Helena Kowalska, the future Sister (Saint) Faustina), was born in Glogowiec, Poland, located between Lodz and Wloclawek, to a poor family of ten children. Her father was a carpenter and a peasant. She reports in her diary more than twenty apparitions of the Virgin and more than thirty visions of Christ, angels and the dead.
In 1910, Helena writes that she saw the Virgin in a dream, who gave her a “tour of paradise” holding her hand. She had several other apparitions of the Virgin Mary. This one, among others, on March 25, 1936:
"Suddenly I saw the Mother of God, who said to me, ‘I have given the Savior to the world, and you must speak to the world of His mercy and prepare the world for the second coming of the One who will come, not as Merciful Savior, but as Just Judge ... Do not be afraid of anything, be faithful till the end ...’” (Diary, 251.)

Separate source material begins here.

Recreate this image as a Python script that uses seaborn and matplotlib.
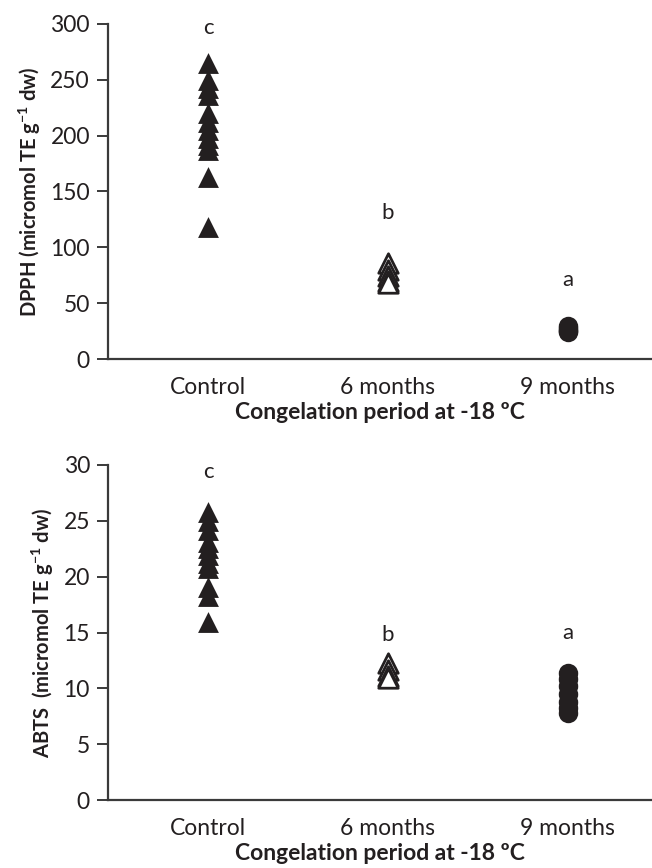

Later, Faustina distributed some holy images of Jesus in Krakow and Wilno and people began to venerate them. In 1936, she fell seriously ill, probably of tuberculosis. She died in 1938.
In 1937, the archbishop of Wilno (then a Polish city; now Vilnius, capital of Lithuania) allowed the faithful to pray before the image he had installed in a chapel. Cardinal Karol Wojtyla, the young archbishop of Krakow, became promoter of the cause. After he became pope, he beatified Sister Faustina in 1993, then canonized her in the year 2000.
The Divine Mercy Sunday is now celebrated on the first Sunday after Easter.